Yes, you can still have a vegetable garden when the light is all wrong in your back yard. Plant in the front yard! You may be thinking that a front yard vegetable garden will be unsightly, or perhaps you live with a Homeowners Association which prohibits vegetable gardens in the front yard. Trust me, you can make it happen, and it can be beautiful… it’s all about planning.
My husband has been planting vegetable gardens since I’ve known him. When we first met in Richmond, Virginia, we lived in apartments in The Fan…. there was no garden space there. Stephen was working for a paper distributor in an industrialized part of Richmond, and he got permission to build a garden between the warehouse and rails. Great sun, horrible soil, and a tricky situation for watering… but he raised vegetables. Many residences later, we were now married and building a home in Earlysville. Certainly, there’s plenty of space for a garden? Well, of course there was, but I, in my immature youth, decided I didn’t want to look at an unsightly vegetable garden and relegated Stephen’s garden to the rear of the property. Today, the garden is no longer “Stephen’s garden” but is OUR garden, and I lovingly view it from kitchen and dining area every moment of my time at home.

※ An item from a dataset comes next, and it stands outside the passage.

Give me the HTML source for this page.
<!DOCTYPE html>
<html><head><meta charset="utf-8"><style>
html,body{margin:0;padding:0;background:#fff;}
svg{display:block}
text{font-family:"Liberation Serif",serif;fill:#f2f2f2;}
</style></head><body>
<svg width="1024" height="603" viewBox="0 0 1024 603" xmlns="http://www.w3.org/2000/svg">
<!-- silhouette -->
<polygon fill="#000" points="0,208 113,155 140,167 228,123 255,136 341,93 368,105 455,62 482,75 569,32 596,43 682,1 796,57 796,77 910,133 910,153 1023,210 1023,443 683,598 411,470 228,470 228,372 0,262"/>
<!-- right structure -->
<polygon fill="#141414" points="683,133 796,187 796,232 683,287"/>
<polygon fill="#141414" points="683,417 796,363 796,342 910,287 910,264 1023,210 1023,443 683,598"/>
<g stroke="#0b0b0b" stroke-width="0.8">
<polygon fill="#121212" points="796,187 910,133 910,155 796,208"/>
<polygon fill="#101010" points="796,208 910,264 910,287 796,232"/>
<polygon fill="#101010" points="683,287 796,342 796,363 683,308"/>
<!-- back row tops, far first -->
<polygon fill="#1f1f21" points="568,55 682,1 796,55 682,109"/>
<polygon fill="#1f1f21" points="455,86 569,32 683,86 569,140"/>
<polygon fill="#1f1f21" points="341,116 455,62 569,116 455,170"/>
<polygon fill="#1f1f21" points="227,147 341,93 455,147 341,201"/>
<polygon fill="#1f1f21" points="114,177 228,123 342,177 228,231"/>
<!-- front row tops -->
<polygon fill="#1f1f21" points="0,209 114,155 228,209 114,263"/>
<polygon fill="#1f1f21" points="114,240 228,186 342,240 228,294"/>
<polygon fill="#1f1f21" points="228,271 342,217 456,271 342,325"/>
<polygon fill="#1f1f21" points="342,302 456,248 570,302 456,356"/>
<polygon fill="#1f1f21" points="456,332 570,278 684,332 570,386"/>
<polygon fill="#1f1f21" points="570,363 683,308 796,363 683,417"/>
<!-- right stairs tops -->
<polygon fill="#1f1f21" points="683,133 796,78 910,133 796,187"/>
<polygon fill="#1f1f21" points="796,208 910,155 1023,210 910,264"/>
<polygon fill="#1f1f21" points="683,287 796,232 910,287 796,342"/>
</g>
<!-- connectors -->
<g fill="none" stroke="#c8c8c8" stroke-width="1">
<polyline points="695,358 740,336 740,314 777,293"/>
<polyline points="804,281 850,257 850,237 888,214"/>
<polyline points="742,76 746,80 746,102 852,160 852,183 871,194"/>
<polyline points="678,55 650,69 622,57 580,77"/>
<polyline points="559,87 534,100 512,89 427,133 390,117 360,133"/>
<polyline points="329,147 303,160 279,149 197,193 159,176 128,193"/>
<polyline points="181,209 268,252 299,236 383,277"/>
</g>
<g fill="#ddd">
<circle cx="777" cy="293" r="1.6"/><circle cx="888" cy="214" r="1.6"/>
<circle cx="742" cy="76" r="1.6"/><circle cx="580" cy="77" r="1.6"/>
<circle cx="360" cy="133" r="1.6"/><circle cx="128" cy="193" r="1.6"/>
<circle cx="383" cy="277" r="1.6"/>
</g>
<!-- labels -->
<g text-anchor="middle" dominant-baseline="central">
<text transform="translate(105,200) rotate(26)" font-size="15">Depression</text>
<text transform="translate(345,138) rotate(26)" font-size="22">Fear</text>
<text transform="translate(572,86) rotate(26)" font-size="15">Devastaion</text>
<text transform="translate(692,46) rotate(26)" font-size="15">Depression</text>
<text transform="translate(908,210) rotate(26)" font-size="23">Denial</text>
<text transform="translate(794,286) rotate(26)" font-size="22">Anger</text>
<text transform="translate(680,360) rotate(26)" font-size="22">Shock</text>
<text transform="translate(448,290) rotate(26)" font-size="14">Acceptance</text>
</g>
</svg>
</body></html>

You might not want for this sort of garden to be the entrance to your home, but there are ways to incorporate vegetables into your front yard that, as long as you keep it tidy, can be beautiful and productive.
I spend a good bit of time each Spring planning our vegetable garden, whether I am considering crop rotation, soil development, vegetable varieties, companion planting, or which ornamental pollinating plants I will be incorporating into the garden. If you are considering a front yard garden, the more time you invest in planning upfront, the more successful will be your garden, and the happier you will be with its aesthetics.

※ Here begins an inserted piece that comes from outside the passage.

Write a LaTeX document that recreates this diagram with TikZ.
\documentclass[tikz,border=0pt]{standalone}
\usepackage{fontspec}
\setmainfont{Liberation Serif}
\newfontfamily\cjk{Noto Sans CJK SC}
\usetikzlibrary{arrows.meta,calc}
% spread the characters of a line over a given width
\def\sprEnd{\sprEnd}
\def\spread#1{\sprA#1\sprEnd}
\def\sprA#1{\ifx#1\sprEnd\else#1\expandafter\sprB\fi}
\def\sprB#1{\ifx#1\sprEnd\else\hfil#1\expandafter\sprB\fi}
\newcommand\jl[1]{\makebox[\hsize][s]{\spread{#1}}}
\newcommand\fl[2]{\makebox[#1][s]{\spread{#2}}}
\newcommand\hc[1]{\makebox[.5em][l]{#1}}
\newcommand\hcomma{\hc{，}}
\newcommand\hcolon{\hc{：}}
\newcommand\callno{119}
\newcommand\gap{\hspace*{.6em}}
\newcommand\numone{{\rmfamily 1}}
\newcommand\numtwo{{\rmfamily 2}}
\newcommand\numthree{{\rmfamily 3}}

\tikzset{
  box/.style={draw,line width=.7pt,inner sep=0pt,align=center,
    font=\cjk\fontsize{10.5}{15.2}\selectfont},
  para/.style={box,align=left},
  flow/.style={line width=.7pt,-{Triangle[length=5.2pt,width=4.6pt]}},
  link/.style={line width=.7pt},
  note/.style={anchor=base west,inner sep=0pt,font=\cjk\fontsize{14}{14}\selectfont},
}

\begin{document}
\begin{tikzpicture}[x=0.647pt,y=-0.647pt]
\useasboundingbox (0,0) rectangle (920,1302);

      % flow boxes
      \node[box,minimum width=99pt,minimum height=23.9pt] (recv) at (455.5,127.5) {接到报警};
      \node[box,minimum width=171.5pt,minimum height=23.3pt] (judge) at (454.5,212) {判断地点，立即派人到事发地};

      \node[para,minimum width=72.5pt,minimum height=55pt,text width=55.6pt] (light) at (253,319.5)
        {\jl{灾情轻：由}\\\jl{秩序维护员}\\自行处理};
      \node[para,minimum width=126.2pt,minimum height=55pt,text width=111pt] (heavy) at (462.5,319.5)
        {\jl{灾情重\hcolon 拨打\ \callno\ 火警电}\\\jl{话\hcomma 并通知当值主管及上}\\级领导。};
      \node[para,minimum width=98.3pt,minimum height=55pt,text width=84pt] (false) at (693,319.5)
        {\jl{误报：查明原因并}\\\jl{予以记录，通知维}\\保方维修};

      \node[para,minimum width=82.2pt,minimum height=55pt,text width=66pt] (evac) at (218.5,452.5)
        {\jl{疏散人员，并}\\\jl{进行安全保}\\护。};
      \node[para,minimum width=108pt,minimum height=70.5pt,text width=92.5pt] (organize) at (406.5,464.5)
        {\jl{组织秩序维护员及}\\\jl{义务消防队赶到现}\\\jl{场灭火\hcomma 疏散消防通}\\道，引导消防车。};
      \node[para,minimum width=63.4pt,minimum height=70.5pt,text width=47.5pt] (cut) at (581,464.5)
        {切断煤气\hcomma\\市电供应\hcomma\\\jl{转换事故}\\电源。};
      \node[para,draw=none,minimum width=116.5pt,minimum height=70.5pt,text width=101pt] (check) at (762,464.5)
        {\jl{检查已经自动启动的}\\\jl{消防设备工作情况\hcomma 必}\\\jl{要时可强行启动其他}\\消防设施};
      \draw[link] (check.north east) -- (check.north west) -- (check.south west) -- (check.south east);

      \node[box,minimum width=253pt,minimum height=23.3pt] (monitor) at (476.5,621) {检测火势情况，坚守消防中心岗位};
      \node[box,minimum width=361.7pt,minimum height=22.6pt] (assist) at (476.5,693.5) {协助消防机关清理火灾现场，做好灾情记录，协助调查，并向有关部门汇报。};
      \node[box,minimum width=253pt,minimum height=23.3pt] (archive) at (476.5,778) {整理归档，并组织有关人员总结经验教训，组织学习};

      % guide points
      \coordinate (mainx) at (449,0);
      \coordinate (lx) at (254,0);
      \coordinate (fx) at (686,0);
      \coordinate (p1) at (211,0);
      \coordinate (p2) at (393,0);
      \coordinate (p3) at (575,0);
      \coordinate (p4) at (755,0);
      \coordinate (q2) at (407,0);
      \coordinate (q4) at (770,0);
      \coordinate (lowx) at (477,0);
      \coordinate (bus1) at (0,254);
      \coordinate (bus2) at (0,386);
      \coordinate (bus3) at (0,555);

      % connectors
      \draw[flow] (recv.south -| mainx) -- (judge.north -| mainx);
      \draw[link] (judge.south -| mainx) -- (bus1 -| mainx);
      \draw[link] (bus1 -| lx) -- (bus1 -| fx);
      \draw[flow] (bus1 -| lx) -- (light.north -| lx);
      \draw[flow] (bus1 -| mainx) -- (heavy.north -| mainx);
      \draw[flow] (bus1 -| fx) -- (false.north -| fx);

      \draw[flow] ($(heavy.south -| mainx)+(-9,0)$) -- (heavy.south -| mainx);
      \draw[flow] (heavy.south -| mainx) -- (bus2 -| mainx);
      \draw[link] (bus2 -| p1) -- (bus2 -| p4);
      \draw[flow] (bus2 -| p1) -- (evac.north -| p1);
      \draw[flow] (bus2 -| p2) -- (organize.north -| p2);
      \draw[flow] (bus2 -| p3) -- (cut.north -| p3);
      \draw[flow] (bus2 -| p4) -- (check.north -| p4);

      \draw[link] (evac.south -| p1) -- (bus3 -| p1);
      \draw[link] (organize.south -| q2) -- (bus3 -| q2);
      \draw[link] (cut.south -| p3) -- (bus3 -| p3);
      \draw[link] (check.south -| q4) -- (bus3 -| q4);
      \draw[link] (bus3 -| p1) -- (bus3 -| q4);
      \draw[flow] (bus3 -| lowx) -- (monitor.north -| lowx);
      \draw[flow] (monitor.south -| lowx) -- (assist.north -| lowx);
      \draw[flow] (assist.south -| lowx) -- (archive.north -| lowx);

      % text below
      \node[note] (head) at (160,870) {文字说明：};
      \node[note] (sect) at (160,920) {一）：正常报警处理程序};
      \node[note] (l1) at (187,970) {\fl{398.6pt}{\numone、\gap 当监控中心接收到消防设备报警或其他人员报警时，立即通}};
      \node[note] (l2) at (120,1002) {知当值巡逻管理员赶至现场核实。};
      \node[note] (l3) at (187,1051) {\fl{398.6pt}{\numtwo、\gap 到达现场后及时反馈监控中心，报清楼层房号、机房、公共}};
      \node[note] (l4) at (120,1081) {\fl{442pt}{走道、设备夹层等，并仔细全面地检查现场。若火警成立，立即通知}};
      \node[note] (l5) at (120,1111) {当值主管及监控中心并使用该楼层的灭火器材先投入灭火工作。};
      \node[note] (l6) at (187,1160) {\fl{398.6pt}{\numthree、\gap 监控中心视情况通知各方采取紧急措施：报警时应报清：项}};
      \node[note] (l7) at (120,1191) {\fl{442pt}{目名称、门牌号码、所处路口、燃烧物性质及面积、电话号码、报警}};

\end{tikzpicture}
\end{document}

Structure will be an important element of your front garden planning. The first thing I would do is plan my borders at the street and between myself and my side neighbors. Maybe begin with a fence, if your HOA will allow it. If they will, you can plant fall- and summer-blooming clematis and grapes along the sides. At the front, I would plant a hedge of something like Mountain Laurels, perhaps I would plant those along the street, with the fence on the inside of the hedge to provide support for trailing vegetables. The next thing I would do is plan my planting beds. Using hoses, “draw” your beds on the ground, incorporating enough space between them for a path which is wide enough for a wheelbarrow or cart.

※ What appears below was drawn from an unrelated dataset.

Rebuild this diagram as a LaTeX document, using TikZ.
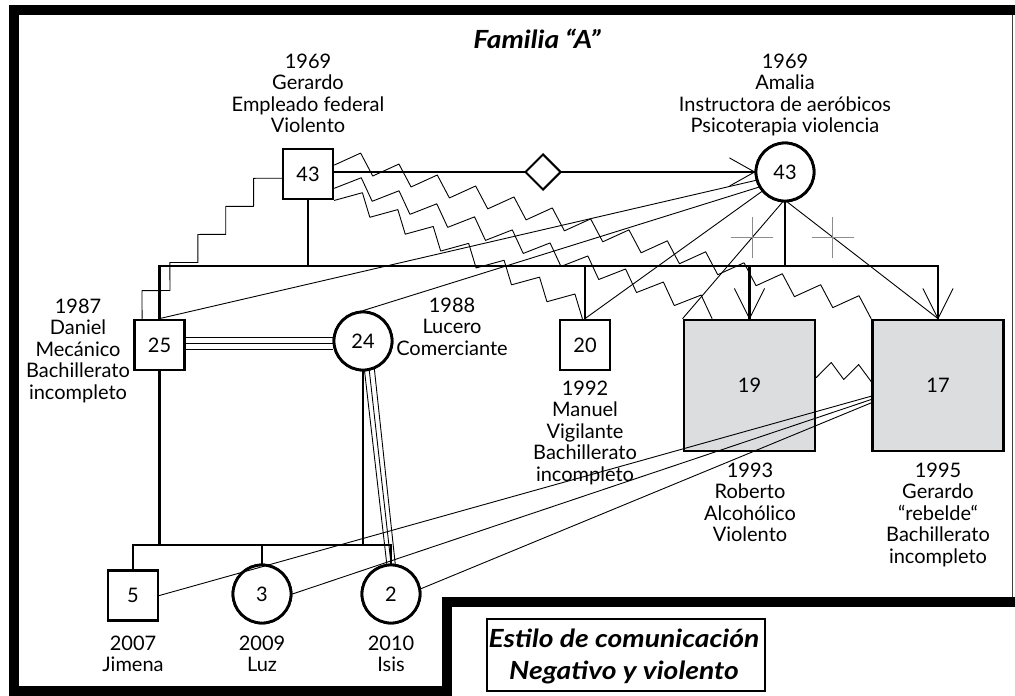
\documentclass[tikz,border=0pt]{standalone}
\usepackage{fontspec}
\usepackage{graphicx}
\setmainfont{Lato}
\usetikzlibrary{shapes.geometric,calc}
\definecolor{idgrey}{HTML}{DCDDDF}
\definecolor{crossgrey}{HTML}{8C8C8C}
\newcommand\bodyfs{\fontsize{20}{21.5}\selectfont}
\newcommand\bigbi{\fontsize{25}{30}\selectfont\bfseries\itshape}
\newcommand\wide[1]{\scalebox{1.13}[1]{#1}}
% zigzag connector: start, end, number of segments, offset, shift
\newcommand\myzig[5]{%
  \coordinate (zfar) at ($(#1)!2!(#2)$);
  \foreach \k in {0,...,#3}{
    \pgfmathsetmacro\zt{(\k+mod(\k,2)*(#5))/(#3)}
    \pgfmathsetmacro\zo{mod(\k,2)*(#4)}
    \coordinate (zp) at ($(#1)!\zt!(#2)$);
    \coordinate (zv\k) at ($(zp)!\zo pt!90:(zfar)$);
  }
  \draw[thn] (zv0) \foreach \k in {1,...,#3}{ -- (zv\k)};
}
\newcommand\txtblock[4]{%
  \foreach \ltext [count=\i] in {#4} {
    \node[lbl] (#1\i) at (#2, {#3+(\i-1)*21.5}) {\ltext};
  }
}
\begin{document}
\begin{tikzpicture}[x=1pt,y=-1pt,
  thk/.style={line width=2.8pt, line cap=rect},
  thn/.style={line width=0.9pt, line join=round, line cap=round},
  sbox/.style={draw, line width=2.8pt, fill=white, minimum size=50pt, inner sep=0pt, font=\bodyfs},
  bbox/.style={draw, line width=2.8pt, fill=idgrey, minimum size=131pt, inner sep=0pt, font=\bodyfs},
  pcirc/.style={circle, draw, line width=2.8pt, fill=white, minimum size=58pt, inner sep=0pt, font=\bodyfs},
  lbl/.style={anchor=base, inner sep=0pt, font=\bodyfs},
  crs/.style={draw=crossgrey, line width=1.1pt},
  framest/.style={line width=10pt, line join=miter}]
\useasboundingbox (0,0) rectangle (1015,696);
% frame
\draw[framest] (1015,10) -- (13.5,10) -- (13.5,691) -- (447,691) -- (447,602) -- (1015,602);
\draw[black!75, line width=1pt] (1012.5,15) -- (1012.5,597);

% people
\node[sbox] (ger) at (308,174) {43};
\node[pcirc] (ama) at (785,172) {43};
\node[sbox] (dan) at (159.5,345) {25};
\node[pcirc] (luc) at (363,341) {24};
\node[sbox] (man) at (585,345) {20};
\node[bbox] (rob) at (749.5,385.5) {19};
\node[bbox] (gjr) at (938,385.5) {17};
\node[sbox] (jim) at (133,595.5) {5};
\node[pcirc] (luz) at (262,594) {3};
\node[pcirc] (isi) at (391,594) {2};

% family lines
\coordinate (sibL) at (159.5,266);
\coordinate (sibR) at (938,266);
\coordinate (ksL) at (133,545);
\coordinate (ksR) at (391,545);
\draw[thk] (sibL) -- (sibR);
\draw[thk] (ger.south) -- (ger.south |- sibL);
\draw[thk] (ama.south) -- (ama.south |- sibL);
\draw[thk] (dan.north) -- (sibL);
\draw[thk] (man.north) -- (man.north |- sibL);
\draw[thk] (rob.north) -- (rob.north |- sibL);
\draw[thk] (gjr.north) -- (sibR);
\draw[thk] (ksL) -- (ksR);
\draw[thk] (dan.south) -- (dan.south |- ksL);
\draw[thk] (luc.south) -- (luc.south |- ksL);
\draw[thk] (jim.north) -- (ksL);
\draw[thk] (luz.north) -- (luz.north |- ksL);
\draw[thk] (isi.north) -- (ksR);
\draw[thk] (ger.east |- ama.west) -- (ama.west);
\node[diamond, draw, line width=2pt, fill=white, minimum size=36pt, inner sep=0pt] (dia) at (543,172) {};

% redraw node shapes over the line caps
\node[sbox] at (ger) {43};
\node[sbox] at (dan) {25};
\node[sbox] at (man) {20};
\node[bbox] at (rob) {19};
\node[bbox] at (gjr) {17};
\node[sbox] at (jim) {5};
\node[pcirc] at (ama) {43};
\node[pcirc] at (luc) {24};
\node[pcirc] at (luz) {3};
\node[pcirc] at (isi) {2};

% arrow at Amalia
\draw[thn] ($(ama.west)+(-25,-14)$) -- (ama.west) -- ($(ama.west)+(-25,14)$);
% Amalia relations
\draw[thn] (ama.-140) -- (man.north);
\draw[thn] (ama.-95) -- coordinate[pos=0.3] (xr) (rob.north west);
\draw[thn] (ama.-85) -- coordinate[pos=0.3] (xg) (gjr.north);
\draw[thn] (dan.north) -- (ama.-164);
\draw[thn] (luc.north) -- (ama.-150);
\draw[crs] ($(xr)+(-21,0)$) -- ($(xr)+(21,0)$) ($(xr)+(0,-20)$) -- ($(xr)+(0,21)$);
\draw[crs] ($(xg)+(-21,0)$) -- ($(xg)+(21,0)$) ($(xg)+(0,-20)$) -- ($(xg)+(0,21)$);
\draw[thn] ($(rob.north)+(-15,-30)$) -- (rob.north) -- ($(rob.north)+(15,-30)$);
\draw[thn] ($(gjr.north)+(-15,-30)$) -- (gjr.north) -- ($(gjr.north)+(15,-30)$);

% triple lines
\foreach \d in {-8,-2,4}{
  \coordinate (tp) at ($(dan.east)+(0,\d)$);
  \draw[thn] (tp) -- (tp -| luc.west);
}
\draw[thn] (luc.-87) -- (isi.98);
\draw[thn] (luc.-78) -- (isi.90);
\draw[thn] (luc.-68) -- (isi.82);

% Gerardo jr to children
\coordinate (gk1) at ($(gjr.north west)!0.58!(gjr.south west)$);
\coordinate (gk2) at ($(gjr.north west)!0.605!(gjr.south west)$);
\coordinate (gk3) at ($(gjr.north west)!0.63!(gjr.south west)$);
\draw[thn] (gk1) -- (jim.east);
\draw[thn] (gk2) -- (luz.east);
\draw[thn] (gk3) -- (isi.10);

% zigzags
\coordinate (zA0) at ($(ger.north east)!0.33!(ger.south east)$);
\myzig{zA0}{gjr.north west}{28}{18.7}{0.1}
\coordinate (zB0) at ($(ger.north east)!0.77!(ger.south east)$);
\coordinate (zB1) at ($(rob.north west)!0.22!(rob.north east)$);
\myzig{zB0}{zB1}{20}{18.7}{0.1}
\coordinate (zC1) at ($(man.north west)!0.45!(man.north east)$);
\myzig{ger.south east}{zC1}{14}{19}{0.12}
\coordinate (zD0) at ($(ger.north west)!0.58!(ger.south west)$);
\coordinate (zD1) at ($(dan.north west)!0.17!(dan.north east)$);
\myzig{zD0}{zD1}{10}{-19.8}{0}
\coordinate (zE0) at ($(rob.north east)!0.44!(rob.south east)$);
\coordinate (zE1) at ($(gjr.north west)!0.47!(gjr.south west)$);
\myzig{zE0}{zE1}{4}{16}{0}

% texts
\node[anchor=base, inner sep=0pt, font=\bigbi] (title) at (537,48) {\wide{Familia “A”}};
\txtblock{gerT}{308}{68}{1969,Gerardo,Empleado federal,Violento}
\txtblock{amaT}{785}{68}{1969,Amalia,Instructora de aeróbicos,Psicoterapia violencia}
\txtblock{danT}{78}{313}{1987,Daniel,Mecánico,Bachillerato,incompleto}
\txtblock{lucT}{452}{312}{1988,Lucero,Comerciante}
\txtblock{manT}{585}{395}{1992,Manuel,Vigilante,Bachillerato,incompleto}
\txtblock{robT}{750}{477}{1993,Roberto,Alcohólico,Violento}
\txtblock{gjrT}{938}{477}{1995,Gerardo,“rebelde“,Bachillerato,incompleto}
\txtblock{jimT}{133}{650}{2007,Jimena}
\txtblock{luzT}{262}{650}{2009,Luz}
\txtblock{isiT}{391}{650}{2010,Isis}

% legend
\node[draw, line width=1.6pt, minimum width=278pt, minimum height=72pt, inner sep=0pt] (leg) at (626,655) {};
\node[anchor=base, inner sep=0pt, font=\bigbi] (leg1) at (624,647) {\wide{Estilo de comunicación}};
\node[anchor=base, inner sep=0pt, font=\bigbi] (leg2) at (624,679) {\wide{Negativo y violento}};
\end{tikzpicture}
\end{document}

Think about your sunlight, tracking where the sun rises and sets and how many hours of sunlight different beds will receive each day. Keep a notebook with this information and you will save yourself time and failure, because you will know where to plant what.
Remember also to think through how you will provide water to the garden. I read a lot of garden blogs, and many gardeners depend on Mother Nature solely for their watering. I, on the other hand, give MN a little assistance. The best garden watering is by way of soaker hoses — saves water, does not encourage mold and fungus, and isn’t as obvious to prying eyes who want to know what you are watering.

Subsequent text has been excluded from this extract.